§ Written instruction:
Can you set down, exactly as they appear below, the lines from the opening of the material through the one bearing "const yLabels = [44, 45, 46, 47];", minus the pictures?

▬▬▬▬▬▬

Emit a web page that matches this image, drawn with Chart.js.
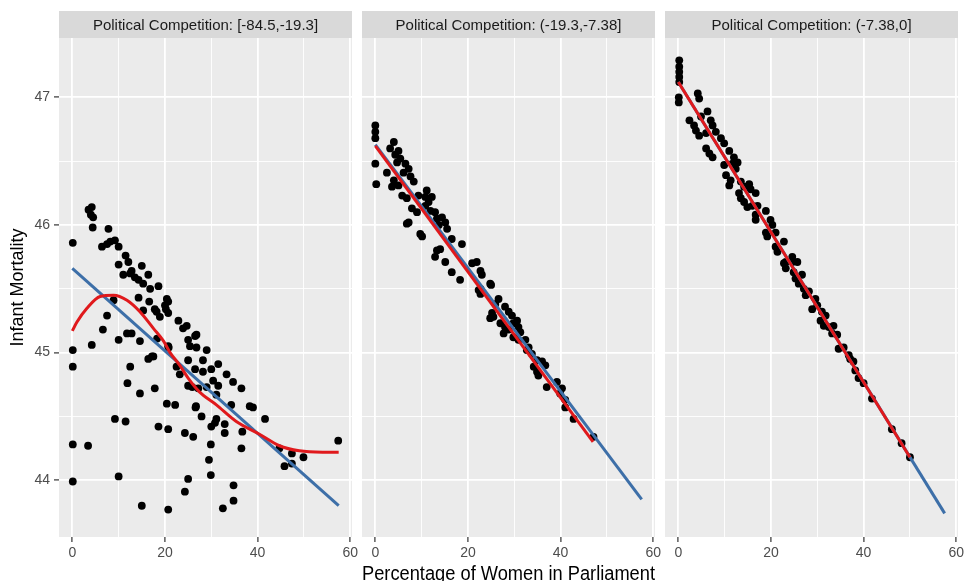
<!DOCTYPE html>
<html>
<head>
<meta charset="utf-8">
<title>Infant Mortality by Women in Parliament</title>
<script src="https://cdn.jsdelivr.net/npm/chart.js@4.4.1/dist/chart.umd.min.js"></script>
<style>
  html, body { margin: 0; padding: 0; background: #fff; overflow: hidden; }
  #wrap { position: relative; width: 964px; height: 581px; overflow: hidden; }
  #wrap canvas { position: absolute; top: 0; }
</style>
</head>
<body>
<div id="wrap">
  <canvas id="panel1" width="360" height="600" style="left:0px"></canvas>
  <canvas id="panel2" width="301" height="600" style="left:362px"></canvas>
  <canvas id="panel3" width="299" height="600" style="left:665px"></canvas>
</div>
<script>
// facet labels
const stripLabels = [
  "Political Competition: [-84.5,-19.3]",
  "Political Competition: (-19.3,-7.38]",
  "Political Competition: (-7.38,0]"
];

// axis ticks (major ones get labels, the rest are minor grid lines)
const xGrid = [0, 10, 20, 30, 40, 50, 60];
const xLabels = [0, 20, 40, 60];
const yGrid = [44, 44.5, 45, 45.5, 46, 46.5, 47];
const yLabels = [44, 45, 46, 47];

// [percentage of women, infant mortality]
const lowPoints = [
  [3.5,46.12],[4.2,46.14],[4.0,46.08],[4.5,46.06],[4.4,45.98],[7.8,45.97],[0.1,45.86],
  [6.4,45.83],[7.5,45.85],[8.2,45.87],[9.2,45.88],[10.0,45.83],
  [11.5,45.76],[12.1,45.71],[10.0,45.69],[15.0,45.68],[12.8,45.64],[11.0,45.61],[16.4,45.61],
  [13.5,45.59],[12.5,45.62],[14.3,45.57],[15.3,45.54],[16.8,45.50],[18.6,45.52],
  [20.4,45.42],[20.7,45.40],[20.0,45.37],[18.2,45.32],[18.9,45.28],[20.7,45.31],[17.8,45.34],[20.2,45.34],
  [14.3,45.43],[16.6,45.40],[15.3,45.33],[22.9,45.25],[23.9,45.19],[24.7,45.21],[26.8,45.14],[25.0,45.10],
  [8.9,45.41],[7.5,45.29],[6.6,45.18],[10.0,45.10],[11.8,45.15],[12.8,45.15],[14.6,45.09],[4.2,45.06],
  [18.3,45.11],[20.8,45.04],[17.2,44.97],
  [0.1,45.02],[0.1,44.89],[12.5,44.89],[16.4,44.95],[17.5,44.97],[11.9,44.76],[17.8,44.72],[14.6,44.68],
  [20.4,44.60],[22.2,44.59],[9.2,44.48],[11.5,44.46],[18.6,44.42],[20.7,44.40],[0.1,44.28],[3.4,44.27],
  [0.1,43.99],[10.0,44.03],[15.0,43.80],[20.7,43.77],
  [24.3,44.37],[26.1,44.34],[25.0,44.01],[24.3,43.91],[29.9,44.28],[29.5,44.16],[29.9,44.04],[32.5,43.78],
  [34.8,43.96],[34.8,43.84],[36.5,44.25],
  [30.0,44.42],[31.1,44.48],[30.8,44.45],[32.9,44.44],[32.9,44.37],[36.7,44.38],[27.9,44.50],[26.7,44.58],
  [26.6,44.57],[25.9,44.73],
  [34.3,44.59],[38.3,44.58],[39.0,44.57],[41.6,44.48],[44.7,44.25],[47.4,44.21],[49.9,44.18],[45.8,44.11],
  [47.4,44.13],[57.4,44.31],
  [26.5,45.13],[25.4,45.05],[26.8,45.04],[25.0,44.94],[29.0,45.02],[28.2,44.94],[26.5,44.87],[28.2,44.85],
  [30.0,44.87],[31.5,44.91],[33.3,44.83],[34.7,44.77],[36.5,44.72],[30.4,44.78],[31.5,44.74],[25.0,44.74],
  [27.2,44.72],[29.0,44.73],[31.1,44.67],[22.5,44.89],[23.2,44.83],[20.7,45.05]
];

const midPoints = [
  [0,46.78],[0,46.73],[0,46.68],[0,46.48],[0.2,46.32],
  [4.0,46.65],[3.2,46.60],[5.0,46.58],[4.3,46.55],[5.4,46.52],[4.7,46.49],[6.5,46.48],[7.2,46.44],
  [2.5,46.41],[6.1,46.41],[7.6,46.38],[8.3,46.34],[4.0,46.35],[5.0,46.31],[3.6,46.30],[5.8,46.23],
  [6.8,46.21],[9.3,46.23],[11.1,46.27],[12.2,46.22],[7.9,46.13],[9.0,46.10],[10.8,46.15],[11.9,46.11],
  [12.9,46.10],[14.4,46.06],[15.1,46.02],[7.2,46.02],[6.8,46.01],[9.7,45.93],[10.1,45.91],[13.3,46.05],
  [13.7,46.00],[15.5,45.97],[16.5,45.89],[18.7,45.85],[13.3,45.80],[14.0,45.81],[12.9,45.75],[15.1,45.71],
  [16.5,45.63],[18.3,45.57],[20.9,45.70],[21.9,45.71],[22.7,45.64],[23.0,45.61],[24.8,45.54],[22.7,45.50],
  [10.8,46.22],[11.5,46.18],
  [22.3,45.49],[22.7,45.46],[25.0,45.53],[26.6,45.42],[25.9,45.38],[25.2,45.31],[25.5,45.28],[24.8,45.27],
  [28.0,45.36],[28.8,45.32],[29.5,45.29],[27.0,45.23],[28.0,45.20],[27.7,45.15],[28.8,45.18],[29.8,45.23],
  [30.6,45.25],[30.9,45.20],[31.3,45.16],[29.8,45.12],[30.9,45.10],[32.4,45.10],[32.7,45.02],[33.8,44.99],
  [33.1,45.04],[34.9,44.94],[36.0,44.93],[36.7,44.90],[34.2,44.89],[34.9,44.85],[35.2,44.82],[37.0,44.73],
  [39.2,44.77],[40.3,44.72],[39.9,44.68],[41.0,44.63],[41.0,44.57],[42.8,44.48],[47.1,44.34]
];

const highPoints = [
  [0.2,47.29],[0.2,47.24],[0.2,47.20],[0.2,47.16],[0.2,47.12],[0.1,47.00],[0.1,46.96],
  [4.2,47.03],[4.5,46.99],
  [2.4,46.82],[3.4,46.78],[3.8,46.74],[4.5,46.70],[4.9,46.85],[6.3,46.89],[7.0,46.82],[7.4,46.78],
  [6.0,46.72],[8.1,46.73],
  [9.2,46.68],[9.9,46.64],[6.0,46.60],[6.7,46.56],[7.4,46.53],[11.0,46.58],[12.0,46.53],[12.8,46.49],
  [11.7,46.48],[12.4,46.44],[9.9,46.47],[10.3,46.39],[11.3,46.35],[11.0,46.31],
  [13.5,46.34],[14.2,46.30],[15.3,46.32],[15.6,46.28],[16.7,46.25],[13.1,46.25],[13.5,46.21],[14.2,46.18],
  [14.9,46.14],[16.0,46.15],
  [17.1,46.15],[16.7,46.08],[16.7,46.04],[18.9,46.11],[19.9,46.04],[20.3,46.00],[18.9,45.94],[19.2,45.91],
  [21.0,45.94],[21.0,45.83],[21.4,45.79],[22.8,45.87],[23.2,45.71],[24.6,45.75],[25.7,45.71],
  [22.8,45.70],[23.2,45.66],[24.6,45.71],[24.9,45.63],[25.3,45.58],[26.0,45.54],[26.7,45.61],[27.1,45.50],
  [27.5,45.45],[28.2,45.48],[29.6,45.42],[28.9,45.34],[30.0,45.37],[31.0,45.32],[31.8,45.29],[30.7,45.25],
  [31.4,45.21],[32.5,45.20],[33.5,45.21],[33.2,45.15],[34.3,45.14],[34.6,45.03],[35.7,45.04],[36.8,44.98],
  [37.8,44.93],[37.1,44.95],[38.2,44.86],[38.9,44.80],[40.0,44.76],[41.8,44.64],[46.1,44.40],[48.2,44.29],
  [50.0,44.18]
];

// loess (red) and linear (blue) fits
const lowLoess = [
  [0,45.17],[1.0,45.24],[3.2,45.35],[6.0,45.44],[8.9,45.45],[11.8,45.41],[14.6,45.32],[17.5,45.19],
  [19.7,45.09],[21.1,45.00],[23.2,44.90],[25.0,44.80],[27.5,44.69],[31.1,44.59],[35.4,44.46],[40.4,44.36],
  [44.7,44.27],[49.0,44.23],[54.0,44.22],[57.5,44.22]
];
const lowLinear = [[0,45.66],[57.5,43.80]];
const midLoess = [[0,46.62],[47,44.30]];
const midLinear = [[0,46.63],[57.5,43.85]];
const highLoess = [[0,47.12],[50,44.18]];
const highLinear = [[0,47.12],[57.5,43.74]];

const FONT = "'Liberation Sans', Arial, sans-serif";
const RED = '#e0191c';
const BLUE = '#3d6fa8';

const toXY = pairs => pairs.map(([x, y]) => ({ x, y }));

// grey panel and strip header behind the grid
const panelBackground = {
  id: 'panelBackground',
  beforeDraw(chart, args, opts) {
    const { ctx, chartArea: a } = chart;
    ctx.save();
    ctx.fillStyle = '#ebebeb';
    ctx.fillRect(a.left, a.top, a.right - a.left, a.bottom - a.top);
    ctx.fillStyle = '#d9d9d9';
    ctx.fillRect(a.left, 11, a.right - a.left, a.top - 11);
    ctx.fillStyle = '#1a1a1a';
    ctx.font = '15px ' + FONT;
    ctx.textAlign = 'center';
    ctx.textBaseline = 'middle';
    ctx.fillText(opts.label, (a.left + a.right) / 2, (11 + a.top) / 2 + 1);
    ctx.restore();
  }
};

function gridStyle(majors, showTicks) {
  return {
    color: '#ffffff',
    lineWidth: c => majors.includes(c.tick.value) ? 1.8 : 0.9,
    drawTicks: showTicks,
    tickLength: 5,
    tickWidth: 1.2,
    tickColor: c => majors.includes(c.tick.value) ? '#333333' : 'rgba(0,0,0,0)'
  };
}

function makePanel(id, label, points, loess, linear, opts) {
  return new Chart(document.getElementById(id), {
    type: 'scatter',
    data: {
      datasets: [
        {
          data: toXY(loess), showLine: true, borderColor: RED, borderWidth: 3,
          pointRadius: 0, tension: opts.curved ? 0.4 : 0,
          cubicInterpolationMode: opts.curved ? 'monotone' : 'default', order: 0
        },
        {
          data: toXY(linear), showLine: true, borderColor: BLUE, borderWidth: 3,
          pointRadius: 0, order: 1
        },
        {
          data: toXY(points), pointRadius: 3.9, pointBackgroundColor: '#000000',
          pointBorderWidth: 0, order: 2
        }
      ]
    },
    options: {
      responsive: false,
      animation: false,
      events: [],
      layout: { autoPadding: false, padding: { top: 38, right: opts.padRight, left: 0, bottom: 0 } },
      plugins: {
        legend: { display: false },
        tooltip: { enabled: false },
        panelBackground: { label }
      },
      scales: {
        x: {
          type: 'linear',
          min: -2.875,
          max: 60.375,
          afterBuildTicks: s => { s.ticks = xGrid.map(v => ({ value: v })); },
          afterFit: s => { s.height = 63; s.paddingLeft = 0; s.paddingRight = 0; },
          grid: gridStyle(xLabels, true),
          border: { display: false },
          ticks: {
            autoSkip: false, maxRotation: 0, padding: 3, color: '#4d4d4d',
            font: { family: FONT, size: 14 },
            callback: v => xLabels.includes(v) ? String(v) : ''
          },
          title: {
            display: !!opts.xTitle,
            text: opts.xTitle || '',
            color: '#000000',
            font: { family: FONT, size: 20 },
            padding: { top: 0, bottom: 14 }
          }
        },
        y: {
          type: 'linear',
          min: 43.555,
          max: 47.465,
          afterBuildTicks: s => { s.ticks = yGrid.map(v => ({ value: v })); },
          afterFit: s => { s.width = opts.yAxis ? 59 : 0; s.paddingTop = 0; s.paddingBottom = 0; },
          grid: gridStyle(yLabels, opts.yAxis),
          border: { display: false },
          ticks: {
            display: opts.yAxis, autoSkip: false, padding: 4, color: '#4d4d4d',
            font: { family: FONT, size: 14 },
            callback: v => yLabels.includes(v) ? String(v) : ''
          },
          title: {
            display: opts.yAxis,
            text: 'Infant Mortality',
            color: '#000000',
            font: { family: FONT, size: 18 },
            padding: { top: 7, bottom: 0 }
          }
        }
      }
    },
    plugins: [panelBackground]
  });
}

makePanel('panel1', stripLabels[0], lowPoints, lowLoess, lowLinear, { curved: true, yAxis: true, padRight: 8 });
makePanel('panel2', stripLabels[1], midPoints, midLoess, midLinear, { yAxis: false, padRight: 8, xTitle: 'Percentage of Women in Parliament' });
makePanel('panel3', stripLabels[2], highPoints, highLoess, highLinear, { yAxis: false, padRight: 6 });
</script>
</body>
</html>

▬▬▬▬▬▬

§ Answer below:
Emit a web page that matches this image, drawn with Chart.js.
<!DOCTYPE html>
<html>
<head>
<meta charset="utf-8">
<title>Infant Mortality by Women in Parliament</title>
<script src="https://cdn.jsdelivr.net/npm/chart.js@4.4.1/dist/chart.umd.min.js"></script>
<style>
  html, body { margin: 0; padding: 0; background: #fff; overflow: hidden; }
  #wrap { position: relative; width: 964px; height: 581px; overflow: hidden; }
  #wrap canvas { position: absolute; top: 0; }
</style>
</head>
<body>
<div id="wrap">
  <canvas id="panel1" width="360" height="600" style="left:0px"></canvas>
  <canvas id="panel2" width="301" height="600" style="left:362px"></canvas>
  <canvas id="panel3" width="299" height="600" style="left:665px"></canvas>
</div>
<script>
// facet labels
const stripLabels = [
  "Political Competition: [-84.5,-19.3]",
  "Political Competition: (-19.3,-7.38]",
  "Political Competition: (-7.38,0]"
];

// axis ticks (major ones get labels, the rest are minor grid lines)
const xGrid = [0, 10, 20, 30, 40, 50, 60];
const xLabels = [0, 20, 40, 60];
const yGrid = [44, 44.5, 45, 45.5, 46, 46.5, 47];
const yLabels = [44, 45, 46, 47];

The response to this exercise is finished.